● WORK INSTRUCTIONS:
The records that follow should be retyped word for word.

....

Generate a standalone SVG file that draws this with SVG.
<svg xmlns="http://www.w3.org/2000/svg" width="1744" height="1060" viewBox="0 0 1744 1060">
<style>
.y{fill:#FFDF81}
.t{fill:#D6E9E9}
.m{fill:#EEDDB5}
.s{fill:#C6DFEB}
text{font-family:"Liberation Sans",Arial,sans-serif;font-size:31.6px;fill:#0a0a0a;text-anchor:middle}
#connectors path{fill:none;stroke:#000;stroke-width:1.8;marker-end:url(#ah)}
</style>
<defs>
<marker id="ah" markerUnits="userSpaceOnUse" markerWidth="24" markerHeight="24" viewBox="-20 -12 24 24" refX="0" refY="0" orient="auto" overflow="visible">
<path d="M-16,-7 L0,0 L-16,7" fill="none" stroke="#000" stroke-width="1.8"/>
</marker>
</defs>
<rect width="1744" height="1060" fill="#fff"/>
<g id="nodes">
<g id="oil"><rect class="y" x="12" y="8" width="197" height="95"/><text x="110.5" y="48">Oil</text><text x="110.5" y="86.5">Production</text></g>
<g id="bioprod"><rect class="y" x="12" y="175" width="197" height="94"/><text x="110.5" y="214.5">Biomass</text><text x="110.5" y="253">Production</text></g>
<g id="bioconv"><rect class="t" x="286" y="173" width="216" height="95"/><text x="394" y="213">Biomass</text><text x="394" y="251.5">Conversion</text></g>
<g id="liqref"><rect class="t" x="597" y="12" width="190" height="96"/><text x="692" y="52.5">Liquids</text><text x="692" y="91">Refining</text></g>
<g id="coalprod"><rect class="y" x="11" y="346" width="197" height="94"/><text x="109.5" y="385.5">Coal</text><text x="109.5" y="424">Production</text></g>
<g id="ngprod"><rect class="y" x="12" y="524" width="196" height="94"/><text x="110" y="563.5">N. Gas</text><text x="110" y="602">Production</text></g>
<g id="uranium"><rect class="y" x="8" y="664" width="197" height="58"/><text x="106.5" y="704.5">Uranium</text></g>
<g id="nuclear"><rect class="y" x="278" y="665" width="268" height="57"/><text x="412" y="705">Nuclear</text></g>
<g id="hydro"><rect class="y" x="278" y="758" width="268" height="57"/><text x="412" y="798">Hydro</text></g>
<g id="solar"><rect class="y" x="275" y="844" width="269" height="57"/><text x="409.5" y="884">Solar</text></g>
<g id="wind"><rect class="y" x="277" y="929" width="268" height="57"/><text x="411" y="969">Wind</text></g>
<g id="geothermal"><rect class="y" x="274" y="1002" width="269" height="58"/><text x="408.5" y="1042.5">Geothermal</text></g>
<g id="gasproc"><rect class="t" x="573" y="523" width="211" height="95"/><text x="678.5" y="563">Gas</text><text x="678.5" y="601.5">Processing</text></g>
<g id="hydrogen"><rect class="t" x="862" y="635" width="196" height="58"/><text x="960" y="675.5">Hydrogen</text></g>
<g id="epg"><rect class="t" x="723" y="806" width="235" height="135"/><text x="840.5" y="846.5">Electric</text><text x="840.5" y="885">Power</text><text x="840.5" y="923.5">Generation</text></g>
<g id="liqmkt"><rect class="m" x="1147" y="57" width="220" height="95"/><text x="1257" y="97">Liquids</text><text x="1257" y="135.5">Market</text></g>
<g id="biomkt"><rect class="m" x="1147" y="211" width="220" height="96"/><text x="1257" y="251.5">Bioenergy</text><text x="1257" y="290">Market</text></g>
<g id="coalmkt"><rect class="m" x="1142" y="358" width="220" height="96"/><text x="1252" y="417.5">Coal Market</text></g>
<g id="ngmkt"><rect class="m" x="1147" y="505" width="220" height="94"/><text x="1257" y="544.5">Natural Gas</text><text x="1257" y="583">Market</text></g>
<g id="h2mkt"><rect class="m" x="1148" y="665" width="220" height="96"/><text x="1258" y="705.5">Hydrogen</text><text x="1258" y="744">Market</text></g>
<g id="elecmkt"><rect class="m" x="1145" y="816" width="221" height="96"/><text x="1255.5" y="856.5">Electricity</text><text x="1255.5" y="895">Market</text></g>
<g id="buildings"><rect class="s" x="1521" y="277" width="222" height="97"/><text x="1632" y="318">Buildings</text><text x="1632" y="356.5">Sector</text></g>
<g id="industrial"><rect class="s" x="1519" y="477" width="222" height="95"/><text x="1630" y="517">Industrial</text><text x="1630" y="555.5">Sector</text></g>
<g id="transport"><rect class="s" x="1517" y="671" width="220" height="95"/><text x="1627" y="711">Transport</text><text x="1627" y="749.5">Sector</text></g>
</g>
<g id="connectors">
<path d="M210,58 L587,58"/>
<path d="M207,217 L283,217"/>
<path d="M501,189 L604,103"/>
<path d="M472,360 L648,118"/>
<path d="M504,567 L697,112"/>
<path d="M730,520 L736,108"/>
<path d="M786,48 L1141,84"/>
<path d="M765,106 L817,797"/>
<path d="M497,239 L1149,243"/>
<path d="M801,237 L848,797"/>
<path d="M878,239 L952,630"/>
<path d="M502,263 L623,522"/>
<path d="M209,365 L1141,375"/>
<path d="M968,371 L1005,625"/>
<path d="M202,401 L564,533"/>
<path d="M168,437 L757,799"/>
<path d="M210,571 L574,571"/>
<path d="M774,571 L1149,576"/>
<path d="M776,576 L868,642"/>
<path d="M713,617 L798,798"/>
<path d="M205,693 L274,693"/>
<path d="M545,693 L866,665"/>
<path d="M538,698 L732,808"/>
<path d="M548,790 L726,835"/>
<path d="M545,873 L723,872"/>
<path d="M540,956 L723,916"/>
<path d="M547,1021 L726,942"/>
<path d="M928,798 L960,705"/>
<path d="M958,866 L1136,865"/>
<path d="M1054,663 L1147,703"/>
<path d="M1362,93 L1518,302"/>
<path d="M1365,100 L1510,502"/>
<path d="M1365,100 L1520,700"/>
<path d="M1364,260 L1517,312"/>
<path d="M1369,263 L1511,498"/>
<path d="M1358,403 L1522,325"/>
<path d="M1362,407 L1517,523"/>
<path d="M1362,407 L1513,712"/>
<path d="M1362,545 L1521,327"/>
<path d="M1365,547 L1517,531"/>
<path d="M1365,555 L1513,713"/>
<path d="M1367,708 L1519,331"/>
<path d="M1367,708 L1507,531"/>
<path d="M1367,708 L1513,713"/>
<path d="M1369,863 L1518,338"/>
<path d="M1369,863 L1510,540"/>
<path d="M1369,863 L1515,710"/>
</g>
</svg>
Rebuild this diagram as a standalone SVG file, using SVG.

....

● RESPONSE TO THIS TASK:
Generate a standalone SVG file that draws this with SVG.
<svg xmlns="http://www.w3.org/2000/svg" width="1744" height="1060" viewBox="0 0 1744 1060">
<style>
.y{fill:#FFDF81}
.t{fill:#D6E9E9}
.m{fill:#EEDDB5}
.s{fill:#C6DFEB}
text{font-family:"Liberation Sans",Arial,sans-serif;font-size:31.6px;fill:#0a0a0a;text-anchor:middle}
#connectors path{fill:none;stroke:#000;stroke-width:1.8;marker-end:url(#ah)}
</style>
<defs>
<marker id="ah" markerUnits="userSpaceOnUse" markerWidth="24" markerHeight="24" viewBox="-20 -12 24 24" refX="0" refY="0" orient="auto" overflow="visible">
<path d="M-16,-7 L0,0 L-16,7" fill="none" stroke="#000" stroke-width="1.8"/>
</marker>
</defs>
<rect width="1744" height="1060" fill="#fff"/>
<g id="nodes">
<g id="oil"><rect class="y" x="12" y="8" width="197" height="95"/><text x="110.5" y="48">Oil</text><text x="110.5" y="86.5">Production</text></g>
<g id="bioprod"><rect class="y" x="12" y="175" width="197" height="94"/><text x="110.5" y="214.5">Biomass</text><text x="110.5" y="253">Production</text></g>
<g id="bioconv"><rect class="t" x="286" y="173" width="216" height="95"/><text x="394" y="213">Biomass</text><text x="394" y="251.5">Conversion</text></g>
<g id="liqref"><rect class="t" x="597" y="12" width="190" height="96"/><text x="692" y="52.5">Liquids</text><text x="692" y="91">Refining</text></g>
<g id="coalprod"><rect class="y" x="11" y="346" width="197" height="94"/><text x="109.5" y="385.5">Coal</text><text x="109.5" y="424">Production</text></g>
<g id="ngprod"><rect class="y" x="12" y="524" width="196" height="94"/><text x="110" y="563.5">N. Gas</text><text x="110" y="602">Production</text></g>
<g id="uranium"><rect class="y" x="8" y="664" width="197" height="58"/><text x="106.5" y="704.5">Uranium</text></g>
<g id="nuclear"><rect class="y" x="278" y="665" width="268" height="57"/><text x="412" y="705">Nuclear</text></g>
<g id="hydro"><rect class="y" x="278" y="758" width="268" height="57"/><text x="412" y="798">Hydro</text></g>
<g id="solar"><rect class="y" x="275" y="844" width="269" height="57"/><text x="409.5" y="884">Solar</text></g>
<g id="wind"><rect class="y" x="277" y="929" width="268" height="57"/><text x="411" y="969">Wind</text></g>
<g id="geothermal"><rect class="y" x="274" y="1002" width="269" height="58"/><text x="408.5" y="1042.5">Geothermal</text></g>
<g id="gasproc"><rect class="t" x="573" y="523" width="211" height="95"/><text x="678.5" y="563">Gas</text><text x="678.5" y="601.5">Processing</text></g>
<g id="hydrogen"><rect class="t" x="862" y="635" width="196" height="58"/><text x="960" y="675.5">Hydrogen</text></g>
<g id="epg"><rect class="t" x="723" y="806" width="235" height="135"/><text x="840.5" y="846.5">Electric</text><text x="840.5" y="885">Power</text><text x="840.5" y="923.5">Generation</text></g>
<g id="liqmkt"><rect class="m" x="1147" y="57" width="220" height="95"/><text x="1257" y="97">Liquids</text><text x="1257" y="135.5">Market</text></g>
<g id="biomkt"><rect class="m" x="1147" y="211" width="220" height="96"/><text x="1257" y="251.5">Bioenergy</text><text x="1257" y="290">Market</text></g>
<g id="coalmkt"><rect class="m" x="1142" y="358" width="220" height="96"/><text x="1252" y="417.5">Coal Market</text></g>
<g id="ngmkt"><rect class="m" x="1147" y="505" width="220" height="94"/><text x="1257" y="544.5">Natural Gas</text><text x="1257" y="583">Market</text></g>
<g id="h2mkt"><rect class="m" x="1148" y="665" width="220" height="96"/><text x="1258" y="705.5">Hydrogen</text><text x="1258" y="744">Market</text></g>
<g id="elecmkt"><rect class="m" x="1145" y="816" width="221" height="96"/><text x="1255.5" y="856.5">Electricity</text><text x="1255.5" y="895">Market</text></g>
<g id="buildings"><rect class="s" x="1521" y="277" width="222" height="97"/><text x="1632" y="318">Buildings</text><text x="1632" y="356.5">Sector</text></g>
<g id="industrial"><rect class="s" x="1519" y="477" width="222" height="95"/><text x="1630" y="517">Industrial</text><text x="1630" y="555.5">Sector</text></g>
<g id="transport"><rect class="s" x="1517" y="671" width="220" height="95"/><text x="1627" y="711">Transport</text><text x="1627" y="749.5">Sector</text></g>
</g>
<g id="connectors">
<path d="M210,58 L587,58"/>
<path d="M207,217 L283,217"/>
<path d="M501,189 L604,103"/>
<path d="M472,360 L648,118"/>
<path d="M504,567 L697,112"/>
<path d="M730,520 L736,108"/>
<path d="M786,48 L1141,84"/>
<path d="M765,106 L817,797"/>
<path d="M497,239 L1149,243"/>
<path d="M801,237 L848,797"/>
<path d="M878,239 L952,630"/>
<path d="M502,263 L623,522"/>
<path d="M209,365 L1141,375"/>
<path d="M968,371 L1005,625"/>
<path d="M202,401 L564,533"/>
<path d="M168,437 L757,799"/>
<path d="M210,571 L574,571"/>
<path d="M774,571 L1149,576"/>
<path d="M776,576 L868,642"/>
<path d="M713,617 L798,798"/>
<path d="M205,693 L274,693"/>
<path d="M545,693 L866,665"/>
<path d="M538,698 L732,808"/>
<path d="M548,790 L726,835"/>
<path d="M545,873 L723,872"/>
<path d="M540,956 L723,916"/>
<path d="M547,1021 L726,942"/>
<path d="M928,798 L960,705"/>
<path d="M958,866 L1136,865"/>
<path d="M1054,663 L1147,703"/>
<path d="M1362,93 L1518,302"/>
<path d="M1365,100 L1510,502"/>
<path d="M1365,100 L1520,700"/>
<path d="M1364,260 L1517,312"/>
<path d="M1369,263 L1511,498"/>
<path d="M1358,403 L1522,325"/>
<path d="M1362,407 L1517,523"/>
<path d="M1362,407 L1513,712"/>
<path d="M1362,545 L1521,327"/>
<path d="M1365,547 L1517,531"/>
<path d="M1365,555 L1513,713"/>
<path d="M1367,708 L1519,331"/>
<path d="M1367,708 L1507,531"/>
<path d="M1367,708 L1513,713"/>
<path d="M1369,863 L1518,338"/>
<path d="M1369,863 L1510,540"/>
<path d="M1369,863 L1515,710"/>
</g>
</svg>
Rebuild this diagram as a standalone SVG file, using SVG.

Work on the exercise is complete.